The Malaysian Insider March 21, 2014
March 21, 2014.Dozens of ships and aircraft have joined the search for the missing Malaysia Airlines flight MH370 but after 14 days, experts have now raised the question: what if the Boeing 777-200ER (9M-MRO) is never found?
Although many experts think such an idea seems unlikely, especially in the age of modern technology, history has shown that it was not impossible, AP reported today.
“When something like this happens that confounds us, we’re offended by it, and we’re scared by it,” Ric Gillespie, a former aviation accident investigator was quoted as saying.
Gillespie wrote a book about American aviator Amelia Earheart’s still-unsolved 1937 disappearance over the Pacific Ocean.
“We had the illusion of control and it’s just been shown to us that oh, folks, you know what? A really big airliner can just vanish. And nobody wants to hear that,” he added.
Journal of Transportation Security editor-in-chief Andrew Thomas was quoted in the same report as saying that the problem also lies in the fact that airline systems were not as sophisticated as what was widely perceived.

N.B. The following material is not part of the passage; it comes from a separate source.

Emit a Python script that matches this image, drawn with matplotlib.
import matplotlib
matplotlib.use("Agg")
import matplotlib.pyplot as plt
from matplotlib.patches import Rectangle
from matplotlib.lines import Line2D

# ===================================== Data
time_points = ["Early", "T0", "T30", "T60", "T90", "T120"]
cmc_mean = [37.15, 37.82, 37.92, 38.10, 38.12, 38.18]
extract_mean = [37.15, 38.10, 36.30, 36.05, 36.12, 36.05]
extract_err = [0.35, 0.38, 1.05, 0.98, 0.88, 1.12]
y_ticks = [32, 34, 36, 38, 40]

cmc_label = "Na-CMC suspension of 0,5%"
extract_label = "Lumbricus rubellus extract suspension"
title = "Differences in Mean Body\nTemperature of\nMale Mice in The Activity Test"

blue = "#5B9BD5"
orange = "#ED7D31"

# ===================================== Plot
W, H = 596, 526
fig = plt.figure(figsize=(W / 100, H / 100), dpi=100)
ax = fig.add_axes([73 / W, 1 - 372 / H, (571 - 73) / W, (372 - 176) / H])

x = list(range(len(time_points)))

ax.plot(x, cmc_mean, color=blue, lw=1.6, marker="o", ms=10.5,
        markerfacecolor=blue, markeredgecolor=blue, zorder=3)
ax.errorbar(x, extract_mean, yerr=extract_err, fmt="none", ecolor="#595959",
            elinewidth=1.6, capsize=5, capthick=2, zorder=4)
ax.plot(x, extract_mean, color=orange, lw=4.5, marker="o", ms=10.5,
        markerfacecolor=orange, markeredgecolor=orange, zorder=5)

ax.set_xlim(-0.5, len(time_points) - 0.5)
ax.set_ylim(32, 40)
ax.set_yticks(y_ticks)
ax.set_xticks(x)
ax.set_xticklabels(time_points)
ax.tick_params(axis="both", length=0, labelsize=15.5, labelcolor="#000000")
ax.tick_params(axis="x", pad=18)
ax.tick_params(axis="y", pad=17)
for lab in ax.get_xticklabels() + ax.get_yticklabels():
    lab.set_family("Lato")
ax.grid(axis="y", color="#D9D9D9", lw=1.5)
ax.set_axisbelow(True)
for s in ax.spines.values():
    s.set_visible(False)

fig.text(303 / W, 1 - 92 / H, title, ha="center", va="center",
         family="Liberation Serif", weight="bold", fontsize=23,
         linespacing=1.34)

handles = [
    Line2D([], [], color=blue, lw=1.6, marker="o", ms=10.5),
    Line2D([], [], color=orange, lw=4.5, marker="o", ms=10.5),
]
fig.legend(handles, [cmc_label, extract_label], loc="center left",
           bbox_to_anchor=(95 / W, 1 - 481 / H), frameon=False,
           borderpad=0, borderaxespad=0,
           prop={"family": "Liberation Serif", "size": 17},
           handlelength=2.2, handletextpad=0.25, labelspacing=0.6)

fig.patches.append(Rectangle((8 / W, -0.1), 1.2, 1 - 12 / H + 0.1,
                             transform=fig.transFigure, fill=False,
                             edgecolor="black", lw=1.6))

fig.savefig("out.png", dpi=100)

Airports and airplanes all around the world use “antiquated radar tracking technology” – first developed in the 1950s – rather than modern GPS systems.
Although a GPS system might not have solved the case of the missing MH370, it would have at least given investigators a better read on the Boeing 777-200ER’s last known location, Thomas said.
“There are lots of reasons why they haven’t changed, but the major one is cost. The next-generation technology would cost US$70 billion to US$80 billion (about RM230 billion to RM260 billion) in the US,” he was quoted as saying.
MH370’s disappearance on March 8, while en route from Kuala Lumpur to Beijing with 239 people on board, would also put pressure on airlines and governments to improve their monitoring systems, including handoff procedures between countries, said the AP report.
Besides that, without any wreckage, it would be hard to pin the responsibility on the airline or the manufacturers or other parties, it said.
“The international aviation legal system does not anticipate the complete disappearance of an aircraft,” Brian Havel, a law professor and director of the International Aviation Law Institute at DePaul University in Chicago, said.
“We just don’t have the tools for that at present.”
Families of those on board MH370 would be the ones to face the “most painful consequences” of a failed search.
“In any kind of death, the most important matter for relatives and loved ones is knowing the context and circumstances,” said Kevin Tso, chief executive of New Zealand agency Victim Support, which has been counselling family and friends of the two New Zealand passengers aboard the flight.
“When there’s very little information, it’s very difficult.”
The huge number of speculation and rumours about the plane’s whereabouts has not been helpful to the families, he said, adding that they may be getting false hope that their loved ones were still alive.
It has been almost 50 years since a plane carrying more than two dozen people disappeared without a trace: in 1965, an Argentine military plane carrying 69 people disappeared and has never been found.
However, Gillespie and other experts were optimistic that flight MH370 would eventually be found, “even if investigators have to wait until some wreckage washes ashore”.
“We all expect we’re going to find this plane and the chances are probably pretty good that we’ll find something. But you know, I think everyone thought that about Amelia Earhart as well,” Phaedra Hise, a pilot and author of “Pilot Error: The Anatomy of a Plane Crash”, was quoted as saying.
“We know there’s a chance that we may never find out what happened. Which is a little scary, isn’t it?” – March 21, 2014.